Blueshift Capital Caught Out on Oil Market Volatility
Main fund dropped 8% as oil markets rebounded
The New York-based firm, which trades volatility in energy markets and other commodities and runs about $170 million in assets, saw its fund drop 8.4%, according to numbers compiled by a hedge fund investor and reviewed by the Wall Street Journal. A spokesman for Blueshift declined to comment. The hedge fund investor said that the fund is likely to be doing better this month, along with other commodity hedge funds that suffered in February.

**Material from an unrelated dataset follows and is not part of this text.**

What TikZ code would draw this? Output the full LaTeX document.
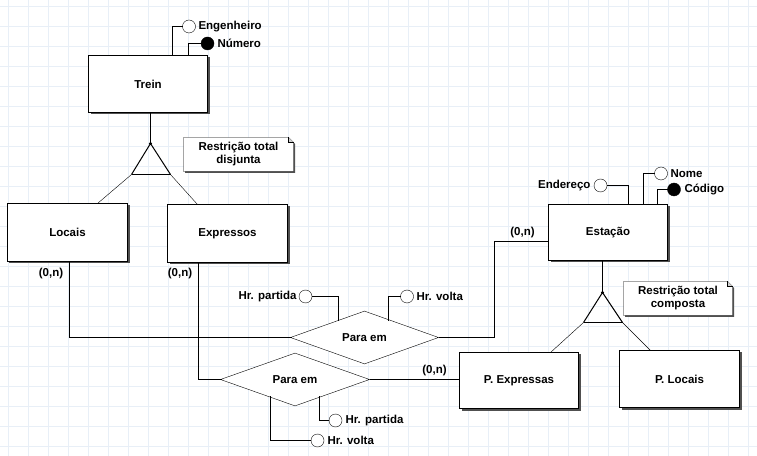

A fairly steady decline in the price of Brent crude from more than $100 a barrel in September to below $50 in January has provided a good money-making opportunity for hedge funds, but last month saw a sharp rebound of around 18%. That caught out some managers, say investors, with commodity funds on average losing 0.6% last month, according to Hedge Fund Research.
A series of sudden price swings in markets across asset classes has proved tricky for some hedge funds to navigate in recent weeks. Big moves have been seen in currency, commodity, equity and bond markets as traders seek to understand the eventual impact of central bank action on markets.
Blueshift’s loss leaves the fund down 6.5% for the first two months of the year, after having gained more than 9% last year and almost 15% in 2013, when the fund began trading.